-------- Extracted data

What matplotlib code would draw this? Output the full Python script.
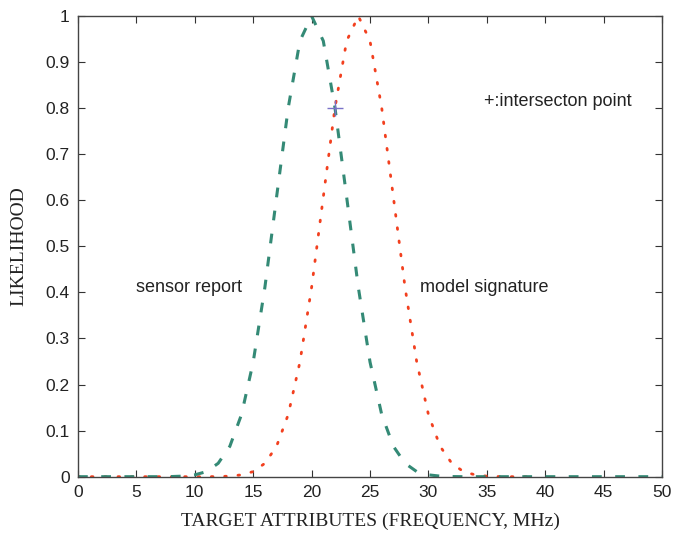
import matplotlib.pyplot as plt

freq_sensor = list(range(0, 51))
sensor_report = [0, 0, 0, 0, 0, 0, 0, 0, 0.0003, 0.0012,
                 0.004, 0.011, 0.029, 0.066, 0.135, 0.249, 0.411, 0.607, 0.801, 0.946,
                 1.0, 0.946, 0.801, 0.607, 0.411, 0.249, 0.135, 0.066, 0.029, 0.011,
                 0.004, 0.0012, 0.0003, 0, 0, 0, 0, 0, 0, 0,
                 0, 0, 0, 0, 0, 0, 0, 0, 0, 0, 0]

freq_model = list(range(0, 40))
model_signature = [0, 0, 0, 0, 0, 0, 0, 0, 0, 0,
                   0, 0, 0.0003, 0.0012, 0.004, 0.011, 0.029, 0.066, 0.135, 0.249,
                   0.411, 0.607, 0.801, 0.946, 1.0, 0.946, 0.801, 0.607, 0.411, 0.249,
                   0.135, 0.066, 0.029, 0.011, 0.004, 0.0012, 0.0003, 0, 0, 0]

intersect_x = [22]
intersect_y = [0.8]

x_ticks = list(range(0, 51, 5))
y_ticks = [0, 0.1, 0.2, 0.3, 0.4, 0.5, 0.6, 0.7, 0.8, 0.9, 1]
y_ticklabels = ["0", "0.1", "0.2", "0.3", "0.4", "0.5", "0.6", "0.7", "0.8", "0.9", "1"]

plt.rcParams['font.family'] = ['Liberation Sans', 'DejaVu Sans']

fig = plt.figure(figsize=(6.92, 5.35), dpi=100)
ax = fig.add_axes([0.1127, 0.109, 0.844, 0.861])

ax.plot(freq_model, model_signature, color='#f2401f', linewidth=2.0,
        linestyle=(0, (0.6, 4.2)), dash_capstyle='round')
ax.plot(freq_sensor, sensor_report, color='#348a76', linewidth=2.2,
        linestyle=(0, (3.2, 4.4)))
ax.plot(intersect_x, intersect_y, marker='+', color='#7a72c8', markersize=11,
        markeredgewidth=1.0, linestyle='none')

ax.text(5, 0.41, "sensor report", fontsize=13, color='#222222', va='center')
ax.text(29.3, 0.41, "model signature", fontsize=13, color='#222222', va='center')
ax.text(34.8, 0.815, "+:intersecton point", fontsize=13, color='#222222', va='center')

ax.set_xlim(0, 50)
ax.set_ylim(0, 1)
ax.set_xticks(x_ticks)
ax.set_yticks(y_ticks)
ax.set_yticklabels(y_ticklabels)
ax.tick_params(direction='in', length=5, width=0.8, top=True, right=True,
               labelsize=12.5, colors='#333333', labelcolor='#222222', pad=6)
for s in ax.spines.values():
    s.set_color('#444444')
    s.set_linewidth(1.0)

ax.set_xlabel("TARGET ATTRIBUTES (FREQUENCY, MHz)", family='Liberation Serif',
              fontsize=14, color='#222222', labelpad=9)
ax.set_ylabel("LIKELIHOOD", family='Liberation Serif', fontsize=14,
              color='#222222', labelpad=13)

fig.savefig('out.png', dpi=100)
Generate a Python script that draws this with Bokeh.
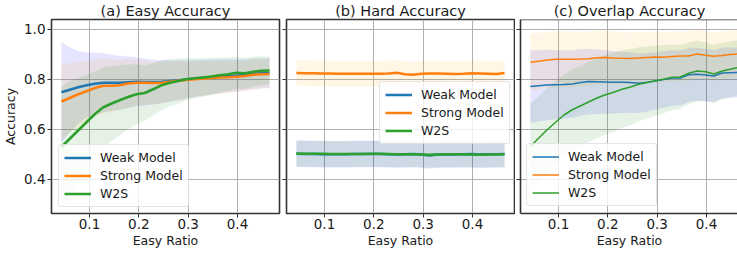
from bokeh.plotting import figure
from bokeh.layouts import row
from bokeh.models import Range1d, FixedTicker, Span, CustomLabelingPolicy
from bokeh.embed import file_html
from bokeh.resources import INLINE

# ---------------- data ----------------
easy_ratio = [0.043, 0.060, 0.077, 0.094, 0.111, 0.128, 0.145, 0.161, 0.178, 0.195,
              0.212, 0.229, 0.246, 0.263, 0.280, 0.296, 0.313, 0.330, 0.347, 0.364,
              0.381, 0.398, 0.415, 0.432, 0.448, 0.465]

series_names = ["Weak Model", "Strong Model", "W2S"]
panel_titles = ["(a) Easy Accuracy", "(b) Hard Accuracy", "(c) Overlap Accuracy"]
x_ticks = [0.1, 0.2, 0.3, 0.4]
y_ticks = [0.4, 0.6, 0.8, 1.0]
y_tick_labels = ["0.4", "0.6", "0.8", "1.0"]

# (a) Easy accuracy
easy_weak = [0.748, 0.758, 0.768, 0.776, 0.782, 0.786, 0.786, 0.786, 0.788, 0.790,
             0.789, 0.789, 0.790, 0.793, 0.796, 0.799, 0.803, 0.806, 0.809, 0.812,
             0.814, 0.815, 0.818, 0.821, 0.824, 0.825]
easy_strong = [0.711, 0.725, 0.740, 0.752, 0.765, 0.774, 0.774, 0.776, 0.783, 0.786,
               0.786, 0.785, 0.786, 0.790, 0.794, 0.797, 0.800, 0.802, 0.805, 0.807,
               0.808, 0.810, 0.813, 0.818, 0.820, 0.821]
easy_w2s = [0.529, 0.562, 0.595, 0.628, 0.661, 0.688, 0.703, 0.716, 0.729, 0.740,
            0.745, 0.760, 0.776, 0.786, 0.793, 0.800, 0.804, 0.807, 0.811, 0.816,
            0.820, 0.826, 0.824, 0.830, 0.834, 0.835]
easy_weak_sd = [0.200, 0.170, 0.145, 0.130, 0.125, 0.118, 0.112, 0.108, 0.103, 0.098,
                0.094, 0.090, 0.086, 0.083, 0.080, 0.077, 0.074, 0.072, 0.070, 0.068,
                0.066, 0.064, 0.062, 0.061, 0.060, 0.060]
easy_strong_sd = [0.150, 0.140, 0.130, 0.120, 0.115, 0.110, 0.105, 0.100, 0.096, 0.092,
                  0.088, 0.085, 0.082, 0.079, 0.076, 0.073, 0.071, 0.069, 0.067, 0.065,
                  0.063, 0.062, 0.061, 0.060, 0.059, 0.058]
easy_w2s_sd = [0.240, 0.230, 0.210, 0.190, 0.170, 0.160, 0.150, 0.140, 0.130, 0.120,
               0.110, 0.105, 0.100, 0.095, 0.090, 0.085, 0.080, 0.077, 0.074, 0.071,
               0.068, 0.065, 0.062, 0.060, 0.058, 0.056]

# (b) Hard accuracy
hard_weak = [0.502, 0.501, 0.501, 0.500, 0.500, 0.500, 0.500, 0.501, 0.501, 0.501,
             0.501, 0.500, 0.499, 0.500, 0.501, 0.499, 0.495, 0.499, 0.500, 0.499,
             0.500, 0.501, 0.499, 0.500, 0.500, 0.501]
hard_strong = [0.825, 0.824, 0.824, 0.823, 0.823, 0.822, 0.822, 0.822, 0.822, 0.822,
               0.822, 0.823, 0.826, 0.820, 0.818, 0.822, 0.823, 0.823, 0.822, 0.821,
               0.822, 0.824, 0.823, 0.822, 0.821, 0.825]
hard_w2s = [0.503, 0.502, 0.502, 0.502, 0.501, 0.501, 0.501, 0.501, 0.501, 0.502,
            0.502, 0.501, 0.500, 0.500, 0.500, 0.499, 0.498, 0.499, 0.500, 0.500,
            0.500, 0.499, 0.498, 0.499, 0.499, 0.500]
hard_weak_sd = [0.053] * 26
hard_strong_sd = [0.051] * 26
hard_w2s_sd = [0.052] * 26

# (c) Overlap accuracy
overlap_weak = [0.771, 0.774, 0.777, 0.778, 0.779, 0.781, 0.787, 0.791, 0.790, 0.789,
                0.788, 0.788, 0.787, 0.784, 0.788, 0.793, 0.799, 0.805, 0.805, 0.818,
                0.820, 0.817, 0.813, 0.825, 0.826, 0.827]
overlap_strong = [0.868, 0.872, 0.877, 0.880, 0.880, 0.880, 0.881, 0.882, 0.886, 0.887,
                  0.885, 0.884, 0.883, 0.885, 0.887, 0.889, 0.888, 0.891, 0.893, 0.893,
                  0.901, 0.896, 0.892, 0.895, 0.899, 0.902]
overlap_w2s = [0.531, 0.565, 0.598, 0.628, 0.657, 0.678, 0.694, 0.709, 0.725, 0.738,
               0.748, 0.760, 0.769, 0.780, 0.787, 0.794, 0.800, 0.808, 0.809, 0.824,
               0.833, 0.830, 0.821, 0.833, 0.840, 0.847]
overlap_weak_sd = [0.145, 0.143, 0.141, 0.139, 0.137, 0.135, 0.133, 0.131, 0.129, 0.127,
                   0.125, 0.123, 0.121, 0.119, 0.117, 0.115, 0.113, 0.111, 0.110, 0.108,
                   0.106, 0.105, 0.104, 0.102, 0.101, 0.100]
overlap_strong_sd = [0.115, 0.114, 0.113, 0.112, 0.112, 0.111, 0.110, 0.109, 0.108, 0.107,
                     0.106, 0.105, 0.104, 0.103, 0.102, 0.102, 0.101, 0.100, 0.099, 0.098,
                     0.098, 0.097, 0.096, 0.096, 0.095, 0.095]
overlap_w2s_sd = [0.170, 0.168, 0.166, 0.164, 0.163, 0.162, 0.161, 0.160, 0.160, 0.160,
                  0.158, 0.155, 0.152, 0.148, 0.144, 0.140, 0.136, 0.132, 0.128, 0.124,
                  0.121, 0.118, 0.116, 0.114, 0.112, 0.110]

line_colors = ["#1f77b4", "#ff7f0e", "#2ca02c"]
band_colors = ["blue", "orange", "green"]

FONT = "DejaVu Sans"
TEXT = "#1a1a1a"
FRAME = "#333333"
FH = 194
Y0, Y1 = 0.263, 1.039
SCALE = 493.3  # px per unit x


def make_panel(idx, means, sds, lw, legend_loc, frame_w, x_start, x_end, first, title_offset=0):
    p = figure(output_backend="svg", toolbar_location=None,
               frame_width=frame_w, frame_height=FH,
               x_range=Range1d(x_start, x_end), y_range=Range1d(Y0, Y1),
               min_border_left=42 if first else 5,
               min_border_right=2 if idx == 0 else (1 if idx == 1 else 0),
               min_border_top=0, min_border_bottom=0,
               title=panel_titles[idx])
    p.title.text_font = FONT
    p.title.text_font_size = "14.5px"
    p.title.text_font_style = "normal"
    p.title.text_color = TEXT
    p.title.align = "center"
    p.title.standoff = 1
    p.title.offset = title_offset

    for name, m, s, lc, bc in zip(series_names, means, sds, line_colors, band_colors):
        lo = [a - b for a, b in zip(m, s)]
        hi = [a + b for a, b in zip(m, s)]
        p.varea(x=easy_ratio, y1=lo, y2=hi, fill_color=bc, fill_alpha=0.1)
    for name, m, s, lc, bc in zip(series_names, means, sds, line_colors, band_colors):
        p.line(easy_ratio, m, line_color=lc, line_width=lw, legend_label=name)

    # axes
    p.xaxis.ticker = FixedTicker(ticks=x_ticks)
    p.yaxis.ticker = FixedTicker(ticks=y_ticks)
    for ax in (p.xaxis[0], p.yaxis[0]):
        ax.major_tick_out = 4
        ax.major_tick_in = 0
        ax.minor_tick_out = 0
        ax.minor_tick_in = 0
        ax.major_tick_line_color = FRAME
        ax.major_label_text_font = FONT
        ax.major_label_text_font_size = "13.5px"
        ax.major_label_text_color = TEXT
        ax.axis_label_text_font = FONT
        ax.axis_label_text_font_size = "12.5px"
        ax.axis_label_text_font_style = "normal"
        ax.axis_label_text_color = TEXT
    p.xaxis.major_label_standoff = 1
    p.xaxis.axis_label = "Easy Ratio"
    p.xaxis.axis_label_standoff = 1
    if first:
        p.yaxis.axis_label = "Accuracy"
        p.yaxis.axis_label_standoff = 3
        p.yaxis.major_label_standoff = 2
        p.yaxis.major_label_overrides = {t: l for t, l in zip(y_ticks, y_tick_labels)}
    else:
        # shared y axis: tick marks only, no tick labels
        p.yaxis.major_label_text_font_size = "0px"
        p.yaxis.major_label_policy = CustomLabelingPolicy(code="return new Set()")
        p.yaxis.major_label_standoff = 0

    if idx == 2:
        p.outline_line_color = None
        p.xaxis.axis_line_color = FRAME
        p.yaxis.axis_line_color = FRAME
        p.xaxis.axis_line_width = 1.6
        p.yaxis.axis_line_width = 1.6
        p.add_layout(Span(location=Y1, dimension="width", line_color=FRAME, line_width=1.6))
    else:
        p.xaxis.axis_line_color = None
        p.yaxis.axis_line_color = None
        p.outline_line_color = FRAME
        p.outline_line_width = 1.6
        p.outline_line_alpha = 1.0

    p.xgrid.grid_line_color = "#b0b0b0"
    p.ygrid.grid_line_color = "#b0b0b0"
    p.xgrid.grid_line_width = 1
    p.ygrid.grid_line_width = 1
    p.background_fill_color = "white"
    p.border_fill_color = "white"

    lg = p.legend[0]
    lg.location = legend_loc
    lg.margin = 0
    lg.padding = 5
    lg.spacing = 3
    lg.glyph_width = 27
    lg.glyph_height = 15
    lg.label_height = 15
    lg.label_standoff = 9
    lg.label_text_font = FONT
    lg.label_text_font_size = "12.5px"
    lg.label_text_color = TEXT
    lg.border_line_color = "#cccccc"
    lg.border_line_width = 1
    lg.background_fill_alpha = 0.8
    lg.border_radius = 3
    return p


x_lo = 0.1 - 38.0 / SCALE
x_hi = x_lo + 228.0 / SCALE

pa = make_panel(0, [easy_weak, easy_strong, easy_w2s],
                [easy_weak_sd, easy_strong_sd, easy_w2s_sd], 2.5, (7, 6), 228, x_lo, x_hi, True)
pb = make_panel(1, [hard_weak, hard_strong, hard_w2s],
                [hard_weak_sd, hard_strong_sd, hard_w2s_sd], 2.5, (93, 69), 228, x_lo, x_hi, False)
pc = make_panel(2, [overlap_weak, overlap_strong, overlap_w2s],
                [overlap_weak_sd, overlap_strong_sd, overlap_w2s_sd], 1.5, (6, 7), 218,
                x_lo, x_lo + 218.0 / SCALE, False, title_offset=5)

layout = row(pa, pb, pc, spacing=0)
open("out.html", "w").write(file_html(layout, INLINE))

----------------

Problem description
From the top of the listing above, repeat each line exactly until you reach the line containing "0, 0, 0, 0, 0, 0, 0, 0, 0, 0, 0]", and repeat that one too. Leave the pictures out.

Full response
What matplotlib code would draw this? Output the full Python script.
import matplotlib.pyplot as plt

freq_sensor = list(range(0, 51))
sensor_report = [0, 0, 0, 0, 0, 0, 0, 0, 0.0003, 0.0012,
                 0.004, 0.011, 0.029, 0.066, 0.135, 0.249, 0.411, 0.607, 0.801, 0.946,
                 1.0, 0.946, 0.801, 0.607, 0.411, 0.249, 0.135, 0.066, 0.029, 0.011,
                 0.004, 0.0012, 0.0003, 0, 0, 0, 0, 0, 0, 0,
                 0, 0, 0, 0, 0, 0, 0, 0, 0, 0, 0]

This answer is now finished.